Macron defeated the National Front's Marine Le Pen, who had threatened to take France out of the European Union.

"The market had already strongly rallied into this election," JP Morgan global market strategist Emmanuel Cau said.

"We've cut a little bit of risk, specifically in the capital goods and chemicals sectors," he said.

Banks, which are more sensitive than other sectors to political factors, also turned negative, with the euro zone banks index falling 0.8 percent having hit its highest since November 2015.

BNP Paribas and Societe General fell 1 percent and 2.4 percent respectively.

Some market participants had speculated that a Macron win could be the last piece of the puzzle for the European Central Bank to begin rolling back from its ultra-loose monetary policies. Banks have been penalised by ultra-low interest rates and possible tightening measures by the ECB could help ease off pressure on their margins.

In France, mid- and small caps fell 0.2 percent, less than the drop seen in the more internationally exposed blue-chip index. SYZ Asset Management analysts expect companies with domestic exposure to be favoured by Macron's plans.

Among French blue chips they see carmakers Renault and Peugeot benefitting from greater job market flexibility and from incentives to buy less polluting cars, while construction firms Vinci, Eiffage and Saint Gobain look to be in line for a boost from plans to modernise infrastructure.

However, shares in Renault, Peugeot, Vinci and Saint Gobain were all lower, tracking the broader losses, while Eiffage added 0.3 percent.

 

Investors remained broadly upbeat about prospects for European equities, which have started to outperform US and British peers on the back of one of the strongest earnings seasons in many years and robust macroeconomic data.

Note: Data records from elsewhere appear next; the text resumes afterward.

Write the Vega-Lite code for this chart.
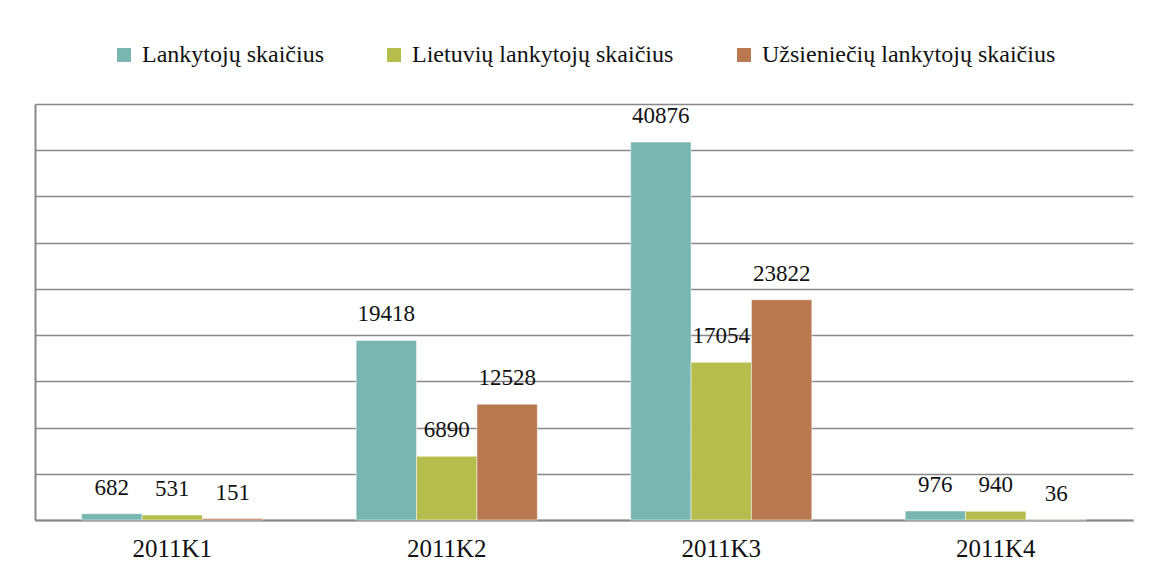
{
  "$schema": "https://vega.github.io/schema/vega-lite/v6.json",
  "width": 1098,
  "height": 416,
  "autosize": {"type": "none"},
  "padding": {"left": 35, "top": 104, "right": 18, "bottom": 54},
  "background": "white",
  "config": {
    "view": {"stroke": null},
    "font": "Liberation Serif",
    "legend": {"labelFont": "Liberation Serif", "layout": {"top": {"anchor": "middle"}}}
  },
  "data": {
    "values": [
      {"k": "2011K1", "s": "Lankytojų skaičius", "v": 682},
      {"k": "2011K1", "s": "Lietuvių lankytojų skaičius", "v": 531},
      {"k": "2011K1", "s": "Užsieniečių lankytojų skaičius", "v": 151},
      {"k": "2011K2", "s": "Lankytojų skaičius", "v": 19418},
      {"k": "2011K2", "s": "Lietuvių lankytojų skaičius", "v": 6890},
      {"k": "2011K2", "s": "Užsieniečių lankytojų skaičius", "v": 12528},
      {"k": "2011K3", "s": "Lankytojų skaičius", "v": 40876},
      {"k": "2011K3", "s": "Lietuvių lankytojų skaičius", "v": 17054},
      {"k": "2011K3", "s": "Užsieniečių lankytojų skaičius", "v": 23822},
      {"k": "2011K4", "s": "Lankytojų skaičius", "v": 976},
      {"k": "2011K4", "s": "Lietuvių lankytojų skaičius", "v": 940},
      {"k": "2011K4", "s": "Užsieniečių lankytojų skaičius", "v": 36}
    ]
  },
  "encoding": {
    "x": {
      "field": "k", "type": "nominal", "title": null,
      "scale": {"paddingInner": 0.34, "paddingOuter": 0.17},
      "axis": {
        "labelAngle": 0, "labelFontSize": 25, "labelColor": "#111", "labelFont": "Liberation Serif",
        "ticks": false, "labelPadding": 16, "domainColor": "#888", "domainWidth": 2
      }
    },
    "xOffset": {"field": "s", "type": "nominal", "sort": ["Lankytojų skaičius", "Lietuvių lankytojų skaičius", "Užsieniečių lankytojų skaičius"]},
    "y": {
      "field": "v", "type": "quantitative", "title": null,
      "scale": {"domain": [0, 45000], "nice": false},
      "axis": {
        "values": [0, 5000, 10000, 15000, 20000, 25000, 30000, 35000, 40000, 45000],
        "labels": false, "ticks": false, "domain": true, "domainColor": "#888", "domainWidth": 2,
        "grid": true, "gridColor": "#888", "gridWidth": 1.5
      }
    }
  },
  "layer": [
    {
      "mark": {"type": "bar", "stroke": "white", "strokeWidth": 0.5},
      "encoding": {
        "color": {
          "field": "s", "type": "nominal", "title": null,
          "sort": ["Lankytojų skaičius", "Lietuvių lankytojų skaičius", "Užsieniečių lankytojų skaičius"],
          "scale": {"range": ["#7AB6B1", "#B5BD4C", "#B87850"]},
          "legend": {
            "orient": "top", "direction": "horizontal", "offset": 37,
            "symbolType": "square", "symbolSize": 196, "symbolStrokeWidth": 0,
            "labelFontSize": 24, "labelFont": "Liberation Serif", "labelColor": "#111",
            "labelLimit": 400, "columnPadding": 58, "labelOffset": 6
          }
        }
      }
    },
    {
      "mark": {"type": "text", "baseline": "bottom", "dy": -14, "fontSize": 23, "color": "#111", "font": "Liberation Serif"},
      "encoding": {"text": {"field": "v", "type": "quantitative", "format": "d"}}
    }
  ]
}
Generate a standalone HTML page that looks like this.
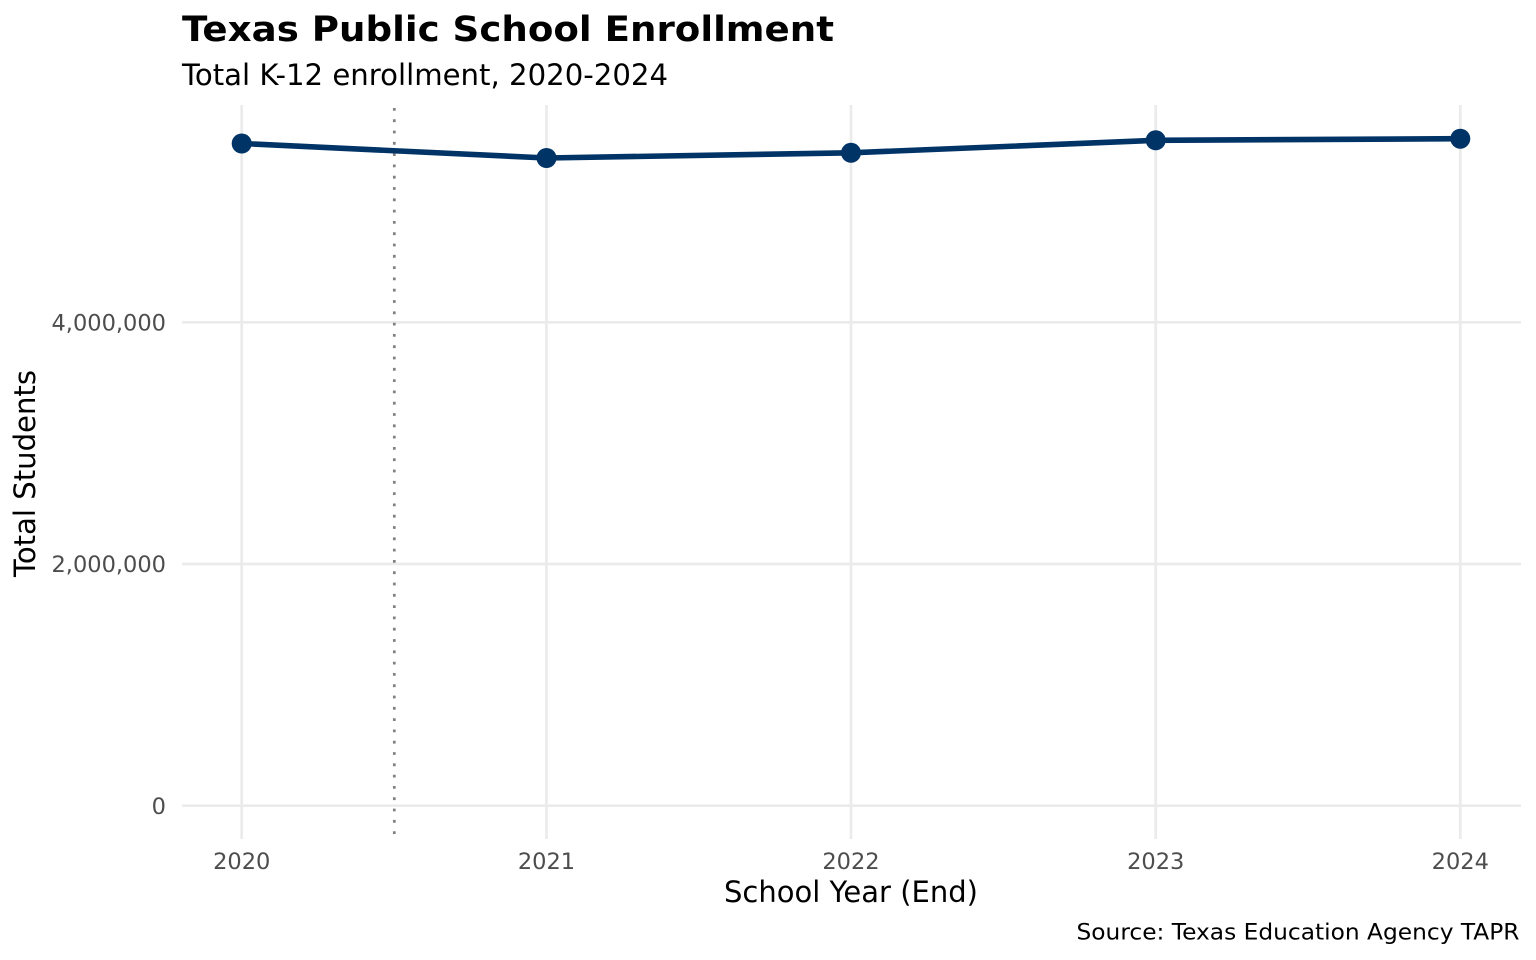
<!DOCTYPE html>
<html>
<head>
<meta charset="utf-8">
<style>
  html, body { margin: 0; padding: 0; background: #ffffff; }
  body { width: 1536px; height: 960px; overflow: hidden; }
  svg { display: block; }
  text { font-family: "DejaVu Sans", "Liberation Sans", sans-serif; }
</style>
</head>
<body>
<svg width="1536" height="960" viewBox="0 0 1536 960" xmlns="http://www.w3.org/2000/svg">
  <rect x="0" y="0" width="1536" height="960" fill="#ffffff"/>

  <!-- horizontal gridlines -->
  <g stroke="#EBEBEB" stroke-width="2.7" fill="none">
    <line x1="182" y1="322.3" x2="1521" y2="322.3"/>
    <line x1="182" y1="564" x2="1521" y2="564"/>
    <line x1="182" y1="805.7" x2="1521" y2="805.7"/>
    <!-- vertical gridlines -->
    <line x1="241.7" y1="105" x2="241.7" y2="839"/>
    <line x1="546.5" y1="105" x2="546.5" y2="839"/>
    <line x1="851" y1="105" x2="851" y2="839"/>
    <line x1="1155.7" y1="105" x2="1155.7" y2="839"/>
    <line x1="1460.3" y1="105" x2="1460.3" y2="839"/>
  </g>

  <!-- dotted reference line -->
  <line x1="394.3" y1="108" x2="394.3" y2="840" stroke="#808080" stroke-width="2.7" stroke-dasharray="2.8 8.5"/>

  <!-- series line -->
  <polyline points="241.7,143.5 546.5,158 851,152.8 1155.7,140.3 1460.3,138.7" fill="none" stroke="#003366" stroke-width="5.6" stroke-linejoin="round" stroke-linecap="butt"/>
  <g fill="#003366">
    <circle cx="241.7" cy="143.5" r="10"/>
    <circle cx="546.5" cy="158" r="10"/>
    <circle cx="851" cy="152.8" r="10"/>
    <circle cx="1155.7" cy="140.3" r="10"/>
    <circle cx="1460.3" cy="138.7" r="10"/>
  </g>

  <!-- y tick labels -->
  <g fill="#4D4D4D" font-size="22.5" text-anchor="end">
    <text x="166" y="330.5">4,000,000</text>
    <text x="166" y="572.2">2,000,000</text>
    <text x="166" y="813.8">0</text>
  </g>

  <!-- x tick labels -->
  <g fill="#4D4D4D" font-size="22.5" text-anchor="middle">
    <text x="241.7" y="869">2020</text>
    <text x="546.5" y="869">2021</text>
    <text x="851" y="869">2022</text>
    <text x="1155.7" y="869">2023</text>
    <text x="1460.3" y="869">2024</text>
  </g>

  <!-- axis titles -->
  <text x="851" y="902" font-size="29" fill="#000000" text-anchor="middle" textLength="254" lengthAdjust="spacingAndGlyphs">School Year (End)</text>
  <text transform="translate(35,473.5) rotate(-90)" font-size="29" fill="#000000" text-anchor="middle" textLength="207" lengthAdjust="spacingAndGlyphs">Total Students</text>

  <!-- title / subtitle -->
  <text x="182" y="41" font-size="35" font-weight="bold" fill="#000000" textLength="652" lengthAdjust="spacingAndGlyphs">Texas Public School Enrollment</text>
  <text x="182" y="85" font-size="29" fill="#000000" textLength="486" lengthAdjust="spacingAndGlyphs">Total K-12 enrollment, 2020-2024</text>

  <!-- caption -->
  <text x="1519.5" y="939.5" font-size="22.5" fill="#000000" text-anchor="end" textLength="443" lengthAdjust="spacingAndGlyphs">Source: Texas Education Agency TAPR</text>
</svg>
</body>
</html>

JP Morgan's Cau said the French election result could still boost investment in European stocks and make the region more attractive in the medium term.

On Monday, a survey showed that investor sentiment in the euro zone hit its highest level for almost a decade in May, improving more than expected thanks to a strong assessment of the economic situation and expectations that political uncertainty will diminish.

There were also some earnings updates to drive price action on Monday, some of which fell short of market expectations.

PostNL fell 6 percent after revenue growth at the Dutch postal firm missed expectations in the first quarter, while a weak first-quarter and a broker downgrade sent Italian luxury goods makers Tod's down 10 percent.

The picture for earnings however remained strong. According to Thomson Reuters data about half of European companies have reported results with 72 percent beating expectations and 7 percent meeting them. First quarter earnings growth is seen at a healthy 17.6 percent.

Shares in Akzo Nobel fell 2.4 percent after the Dutch paint maker rejected a third takeover proposal from larger US rival PPG Industries. It said the 26.9-billion-euro proposal undervalued the company, faced antitrust risks and does not address other concerns such as "cultural differences".